Because appellant was convicted of a violation of this statute while he was on probation for a previous DWI, consecutive sentencing is mandated.

            With respect to the issue of the appropriate criminal-history score to be used in calculation of the length of the sentence, the Holmes court instructs us that appellant’s criminal-history score of five is correct because section II.F. of the Minnesota Sentencing Guidelines does not apply to a section 169A.28 sentence.  See Holmes, 719 N.W.2d at 909.  Thus, the district court’s use of a criminal-history score of five when sentencing appellant was not error.  We, therefore, reverse the concurrent imposition of the sentence and remand to the district court for imposition of a consecutive sentence based on a criminal-history score of five.



            Appellant also argues that the district court erred by pronouncing his sentences for his misdemeanor and gross-misdemeanor convictions by written order and not orally.  The district court issued a written order, imposing 90-day sentences to run concurrently, later on the day of the sentencing hearing.  Without citing any legal authority, appellant asks this court to vacate those sentences. 

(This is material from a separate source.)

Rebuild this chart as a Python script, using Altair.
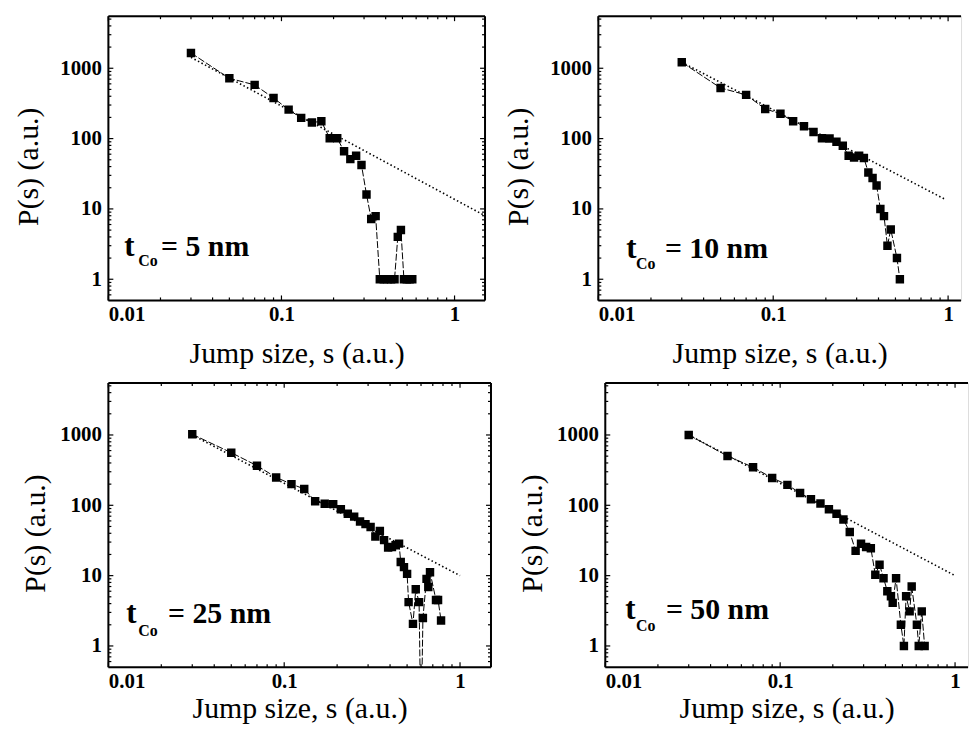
import altair as alt
import pandas as pd

# ---------------- data ----------------
x_5nm = [0.03, 0.05, 0.07, 0.09, 0.11, 0.13, 0.15, 0.17, 0.19, 0.21, 0.23, 0.25, 0.27, 0.29,
         0.31, 0.33, 0.35, 0.37, 0.39, 0.41, 0.43, 0.45, 0.47, 0.49, 0.51, 0.53, 0.55, 0.57]
y_5nm = [1650, 720, 580, 378, 258, 197, 169, 176, 101, 101, 66, 51, 57, 42,
         16, 7.2, 7.9, 1, 1, 1, 1, 1, 4, 5, 1, 1, 1, 1]

x_10nm = [0.03, 0.05, 0.07, 0.09, 0.11, 0.13, 0.15, 0.17, 0.19, 0.21, 0.23, 0.25, 0.27,
          0.29, 0.31, 0.33, 0.35, 0.37, 0.39, 0.41, 0.43, 0.45, 0.47, 0.51, 0.53]
y_10nm = [1217, 525, 418, 264, 226, 176, 150, 124, 101, 100, 90, 79, 57,
          54, 57, 53, 33, 27.6, 21.5, 10, 7.9, 3, 5.1, 2, 1]

x_25nm = [0.03, 0.05, 0.07, 0.09, 0.11, 0.13, 0.15, 0.17, 0.19, 0.21, 0.23, 0.25, 0.27, 0.29,
          0.31, 0.33, 0.35, 0.37, 0.39, 0.41, 0.43, 0.45, 0.46, 0.48, 0.50, 0.51, 0.54, 0.56,
          0.585, 0.60, 0.615, 0.645, 0.66, 0.675, 0.73, 0.75, 0.78]
y_25nm = [1022, 560, 366, 249, 200, 171, 114, 105, 104, 88, 76, 69, 59, 54,
          49, 36, 43, 32, 25, 25.5, 27, 28.5, 15.6, 13.2, 10.6, 4.2, 2.06, 6.4,
          4.2, 0, 2.5, 9, 6.9, 11.2, 4.5, 4.5, 2.3]

x_50nm = [0.03, 0.05, 0.07, 0.09, 0.11, 0.13, 0.15, 0.17, 0.19, 0.21, 0.23, 0.25, 0.27, 0.29,
          0.31, 0.33, 0.35, 0.37, 0.39, 0.41, 0.43, 0.44, 0.46, 0.49, 0.51, 0.525, 0.55,
          0.565, 0.605, 0.62, 0.645, 0.67]
y_50nm = [1000, 503, 347, 245, 195, 150, 122, 106, 88, 76, 63, 41.6, 22.5, 28.4,
          25.5, 24.5, 10.3, 14.3, 9.2, 6.0, 5.1, 4.1, 9.2, 2.0, 1, 5.1, 3.1,
          7.0, 2.0, 1, 3.1, 1]

# power-law fits (dotted lines), end points
fit_x = {"5": [0.03, 1.5], "10": [0.03, 0.95], "25": [0.03, 1.0], "50": [0.03, 1.0]}
fit_y = {"5": [1430, 8], "10": [1217, 13.9], "25": [1000, 10], "50": [1000, 10]}

thickness_labels = ["5", "10", "25", "50"]

x_major = [0.01, 0.1, 1]
x_minor = [0.02, 0.03, 0.04, 0.05, 0.06, 0.07, 0.08, 0.09,
           0.2, 0.3, 0.4, 0.5, 0.6, 0.7, 0.8, 0.9]
y_major = [1, 10, 100, 1000]
y_minor = [0.6, 0.7, 0.8, 0.9, 2, 3, 4, 5, 6, 7, 8, 9, 20, 30, 40, 50, 60, 70, 80, 90,
           200, 300, 400, 500, 600, 700, 800, 900, 2000, 3000, 4000, 5000]

# ---------------- styling ----------------
FONT = "Liberation Serif, Times New Roman, DejaVu Serif, serif"
H = 286
Y_DOMAIN = [0.5, 5500]


def panel(xs, ys, fx, fy, label, width, xmax, right_frame, ann, ytp, xtp):
    xsc = alt.Scale(type="log", domain=[0.01, xmax], nice=False)
    ysc = alt.Scale(type="log", domain=Y_DOMAIN, nice=False)
    xax = alt.Axis(values=x_major, format="~g", ticks=False, tickSize=0, domain=False,
                   grid=False, labelFont=FONT, labelFontSize=21, labelFontWeight="bold",
                   labelColor="black", labelPadding=3, title="Jump size, s (a.u.)",
                   titleFont=FONT, titleFontSize=30, titleFontWeight="normal",
                   titleColor="black", titlePadding=xtp)
    yax = alt.Axis(values=y_major, format="~g", ticks=False, tickSize=0, domain=False,
                   grid=False, labelFont=FONT, labelFontSize=21, labelFontWeight="bold",
                   labelColor="black", labelPadding=7, title="P(s) (a.u.)", titleFont=FONT,
                   titleFontSize=30, titleFontWeight="normal", titleColor="black",
                   titlePadding=ytp, titleY=H / 2 + 8)
    X = alt.X("x:Q", scale=xsc, axis=xax)
    Y = alt.Y("y:Q", scale=ysc, axis=yax)

    d = pd.DataFrame({"x": xs, "y": ys})
    base = alt.Chart(d).transform_calculate(y="max(datum.y, 0.05)")
    line = base.mark_line(color="black", strokeWidth=1.0, strokeDash=[7, 2], clip=True).encode(x=X, y=Y)
    pts = base.mark_square(color="black", size=72, opacity=1, clip=True).encode(x=X, y=Y)
    fit = alt.Chart(pd.DataFrame({"x": fx, "y": fy})).mark_line(
        color="black", strokeWidth=1.6, strokeDash=[1.5, 2.5], clip=True).encode(x=X, y=Y)

    xmaj = pd.DataFrame({"x": [v for v in x_major if v <= xmax]})
    xmin = pd.DataFrame({"x": [v for v in x_minor if v <= xmax]})
    ymaj = pd.DataFrame({"y": y_major})
    ymin = pd.DataFrame({"y": y_minor})
    layers = [line, fit, pts]
    for df, ln in ((xmaj, 5), (xmin, 3)):
        layers.append(alt.Chart(df).mark_rule(color="black", strokeWidth=1.2).encode(
            x=X, y=alt.value(H), y2=alt.value(H - ln)))
        layers.append(alt.Chart(df).mark_rule(color="black", strokeWidth=1.2).encode(
            x=X, y=alt.value(0), y2=alt.value(ln)))
    for df, ln in ((ymaj, 5), (ymin, 3)):
        layers.append(alt.Chart(df).mark_rule(color="black", strokeWidth=1.2).encode(
            y=Y, x=alt.value(0), x2=alt.value(ln)))
        if right_frame:
            layers.append(alt.Chart(df).mark_rule(color="black", strokeWidth=1.2).encode(
                y=Y, x=alt.value(width), x2=alt.value(width - ln)))
    one = pd.DataFrame({"k": [0]})
    fr = alt.Chart(one).mark_rule(color="black", strokeWidth=2)
    layers.append(fr.encode(x=alt.value(0), x2=alt.value(width), y=alt.value(0)))
    layers.append(fr.encode(x=alt.value(0), x2=alt.value(width), y=alt.value(H)))
    layers.append(fr.encode(x=alt.value(0), y=alt.value(0), y2=alt.value(H)))
    if right_frame:
        layers.append(fr.encode(x=alt.value(width), y=alt.value(0), y2=alt.value(H)))

    tx, ty, cx, cy, rx = ann
    txt = alt.Chart(one)
    layers.append(txt.mark_text(text="t", font=FONT, fontSize=31, fontWeight="bold",
                                align="left", baseline="alphabetic", color="black").encode(
        x=alt.value(tx), y=alt.value(ty)))
    layers.append(txt.mark_text(text="Co", font=FONT, fontSize=16, fontWeight="bold",
                                align="left", baseline="alphabetic", color="black").encode(
        x=alt.value(cx), y=alt.value(cy)))
    layers.append(txt.mark_text(text="= " + label + " nm", font=FONT, fontSize=30,
                                fontWeight="bold", align="left", baseline="alphabetic",
                                color="black").encode(x=alt.value(rx), y=alt.value(ty)))
    return alt.layer(*layers).properties(width=width, height=H)


p1 = panel(x_5nm, y_5nm, fit_x["5"], fit_y["5"], thickness_labels[0], 379, 1.5, True,
           (16, 241, 30, 251, 53), 16, 14)
p2 = panel(x_10nm, y_10nm, fit_x["10"], fit_y["10"], thickness_labels[1], 365, 1.186, False,
           (28, 243, 38, 254, 67), 16, 14)
p3 = panel(x_25nm, y_25nm, fit_x["25"], fit_y["25"], thickness_labels[2], 385, 1.5, True,
           (18, 242, 30, 255, 60), 9, 3)
p4 = panel(x_50nm, y_50nm, fit_x["50"], fit_y["50"], thickness_labels[3], 365, 1.186, False,
           (20, 238, 31, 250, 61), 9, 3)

row1 = alt.hconcat(p1, p2, spacing=16)
row2 = alt.hconcat(p3, p4, spacing=24)
chart = alt.vconcat(row1, row2, spacing=12).configure_view(stroke=None).configure(
    padding={"left": 5, "top": 4, "right": 0, "bottom": 0}, background="white")

chart.save("out.html", embed_options={"renderer": "svg", "actions": False})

            “The interpretation of the rules of criminal procedure is a question of law subject to de novo review.”  A. C. Ford, 690 N.W.2d at 712.  With few exceptions, a “[d]efendant must be personally present at the sentencing hearing and at the time sentence is pronounced.”  Minn. R. Crim. P. 27.03, subd. 2.  At the hearing, the court accepts statements from the prosecutor, victim, defense counsel, and defendant.  Id., subd. 3.  Defendant’s presence at sentencing is a matter of due process.  State v. Calmes, 632 N.W.2d 641, 649 (Minn. 2001). 

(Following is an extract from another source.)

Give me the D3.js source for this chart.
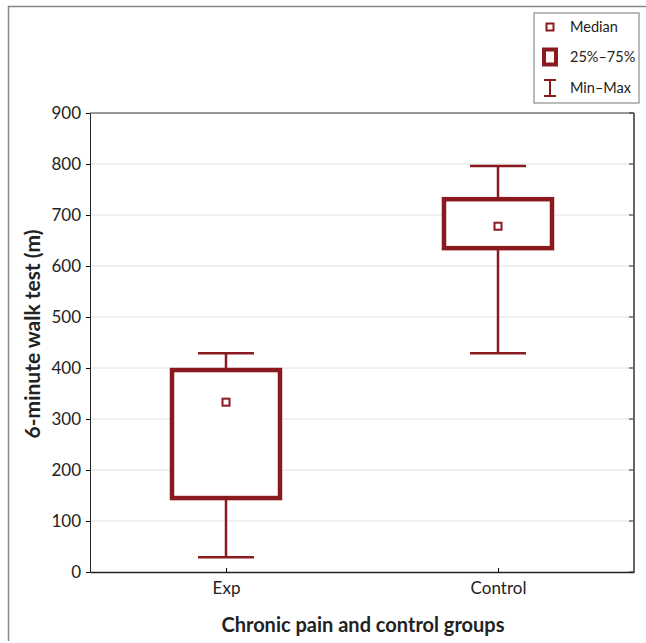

            But a defendant does not obtain a right to be present at all sentencing hearings, only the original hearing in matters of death or imprisonment.  Calmes, 632 N.W.2d at 649-50.  The defendant must receive “some notice of an order before that order can be effective,” and “[t]o be effective, a court order must become a part of the official record, whether by transcript or document.”  Martinek v. State, 678 N.W.2d 714, 718 (Minn. App. 2004).  Furthermore, “a defendant does not automatically acquire a vested interest in an erroneous sentence.”  Calmes, 632 N.W.2d at 647 (citing DeWitt v. Ventetoulo, 6 F.3d 32, 35 (1st Cir. 1993), cert. denied, 511 U.S. 1032 (1994)).  Only “after the defendant has served so much of his sentence that [its] expectations as to its finality have crystallized” is it unfair to enhance a sentence.  State v. Humes, 581 N.W.2d 317,321 n.22 (Minn. 1998) (citing United States v. Lundien, 769 F.2d 981, 987 (4th Cir. 1985), cert. denied, 474 U.S. 1064 (1986)); see Calmes, 632 N.W.2d at 644-45 (explaining Humes).  “[O]nly in an ‘extreme case’ will a revision be so unfair that it amounts to a violation of due process.”  Calmes, 632 N.W.2d at 647 (quoting DeWitt, 6 F.3d at 35).  The Calmes court was clear about the frequency of success.  Id.  “[S]uch cases will be rare.”  Id.

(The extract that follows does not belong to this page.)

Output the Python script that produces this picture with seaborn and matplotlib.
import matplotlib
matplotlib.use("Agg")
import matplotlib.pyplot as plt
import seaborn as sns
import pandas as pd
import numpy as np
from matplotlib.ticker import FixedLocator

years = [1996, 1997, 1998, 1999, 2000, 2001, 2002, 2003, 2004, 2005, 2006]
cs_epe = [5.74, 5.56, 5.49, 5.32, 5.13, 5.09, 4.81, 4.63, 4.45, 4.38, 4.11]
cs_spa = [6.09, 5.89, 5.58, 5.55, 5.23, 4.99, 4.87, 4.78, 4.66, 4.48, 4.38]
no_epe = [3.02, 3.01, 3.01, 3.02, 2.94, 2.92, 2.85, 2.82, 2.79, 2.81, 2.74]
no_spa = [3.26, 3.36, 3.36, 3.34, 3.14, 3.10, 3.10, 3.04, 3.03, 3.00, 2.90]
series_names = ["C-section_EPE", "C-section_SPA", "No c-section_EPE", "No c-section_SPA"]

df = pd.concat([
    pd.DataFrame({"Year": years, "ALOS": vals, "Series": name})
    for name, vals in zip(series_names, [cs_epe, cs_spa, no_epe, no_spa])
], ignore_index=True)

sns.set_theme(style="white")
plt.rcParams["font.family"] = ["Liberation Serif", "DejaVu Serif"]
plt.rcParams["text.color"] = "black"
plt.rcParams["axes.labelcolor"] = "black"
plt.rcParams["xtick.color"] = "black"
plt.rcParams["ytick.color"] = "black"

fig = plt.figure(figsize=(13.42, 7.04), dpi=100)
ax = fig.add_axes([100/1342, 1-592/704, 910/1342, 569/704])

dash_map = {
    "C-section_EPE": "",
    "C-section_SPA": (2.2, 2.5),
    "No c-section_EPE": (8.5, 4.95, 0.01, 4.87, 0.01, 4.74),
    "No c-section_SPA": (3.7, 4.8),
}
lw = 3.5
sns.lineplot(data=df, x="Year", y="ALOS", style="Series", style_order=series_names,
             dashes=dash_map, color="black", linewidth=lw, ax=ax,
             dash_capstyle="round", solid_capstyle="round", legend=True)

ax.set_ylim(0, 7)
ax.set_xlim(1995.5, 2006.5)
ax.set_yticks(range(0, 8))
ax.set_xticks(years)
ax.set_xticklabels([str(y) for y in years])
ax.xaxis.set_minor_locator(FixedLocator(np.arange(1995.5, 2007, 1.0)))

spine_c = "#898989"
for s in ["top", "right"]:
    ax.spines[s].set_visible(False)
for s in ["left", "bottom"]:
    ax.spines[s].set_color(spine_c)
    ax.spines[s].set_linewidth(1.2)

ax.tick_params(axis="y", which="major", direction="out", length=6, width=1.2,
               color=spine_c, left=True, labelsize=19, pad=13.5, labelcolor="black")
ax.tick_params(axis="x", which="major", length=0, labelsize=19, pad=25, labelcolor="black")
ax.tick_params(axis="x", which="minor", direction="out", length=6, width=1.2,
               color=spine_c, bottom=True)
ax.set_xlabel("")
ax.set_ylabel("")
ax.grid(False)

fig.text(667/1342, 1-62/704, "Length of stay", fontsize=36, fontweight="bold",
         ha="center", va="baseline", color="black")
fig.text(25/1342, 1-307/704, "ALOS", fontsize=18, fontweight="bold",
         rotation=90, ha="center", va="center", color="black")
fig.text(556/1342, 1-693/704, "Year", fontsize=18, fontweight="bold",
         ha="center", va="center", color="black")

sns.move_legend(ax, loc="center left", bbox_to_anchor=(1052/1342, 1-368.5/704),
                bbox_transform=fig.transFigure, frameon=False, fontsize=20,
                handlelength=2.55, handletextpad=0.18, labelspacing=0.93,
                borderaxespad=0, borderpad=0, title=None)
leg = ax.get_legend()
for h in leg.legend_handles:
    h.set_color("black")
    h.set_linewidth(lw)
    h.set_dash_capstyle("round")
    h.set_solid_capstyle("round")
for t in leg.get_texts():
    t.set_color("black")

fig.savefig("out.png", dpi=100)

While we agree that the district court erred by not orally sentencing appellant on all convictions, because the district court’s written sentencing order was issued the same day as the sentencing hearing and because the comparatively brief, concurrent sentences do not prejudice appellant, we conclude that any error the district court made was harmless.

            Alternatively, appellant argues that by operation of statute, his gross-misdemeanor DAC conviction must be reduced to a misdemeanor.  A question of statutory construction is subject to de novo review.  Holmes, 719 N.W.2d at 907.  Minnesota law provides that “[n]otwithstanding that a conviction is for a gross misdemeanor, the conviction is deemed to be for a misdemeanor if . . . the sentence imposed is within the limits provided by law for a misdemeanor as defined in section 609.02.”  Minn. Stat. § 609.13, subd. 2 (2002).  Minnesota law defines a misdemeanor as “a crime for which a sentence of not more than 90 days or a fine of not more than $1,000, or both, may be imposed.”  Minn. Stat. § 609.02, subd. 3 (2002).  A gross misdemeanor is defined as “any crime which is not a felony or misdemeanor.”  Id., subd. 4 (2002).

            Here, appellant was sentenced for 90 days, concurrent with his prior sentences, for gross-misdemeanor DAC, misdemeanor open bottle, misdemeanor obstruction of justice, and misdemeanor speeding.  The 90-day sentence for DAC is a misdemeanor sentence.  See Minn. Stat. § 609.02, subd. 3.  The statute automatically deems the conviction a misdemeanor.  See Minn. Stat. § 609.13, subd. 2(1).  Therefore, on remand, we direct the district court to correct the record to so reflect.

            Affirmed in part, vacated in part, and remanded.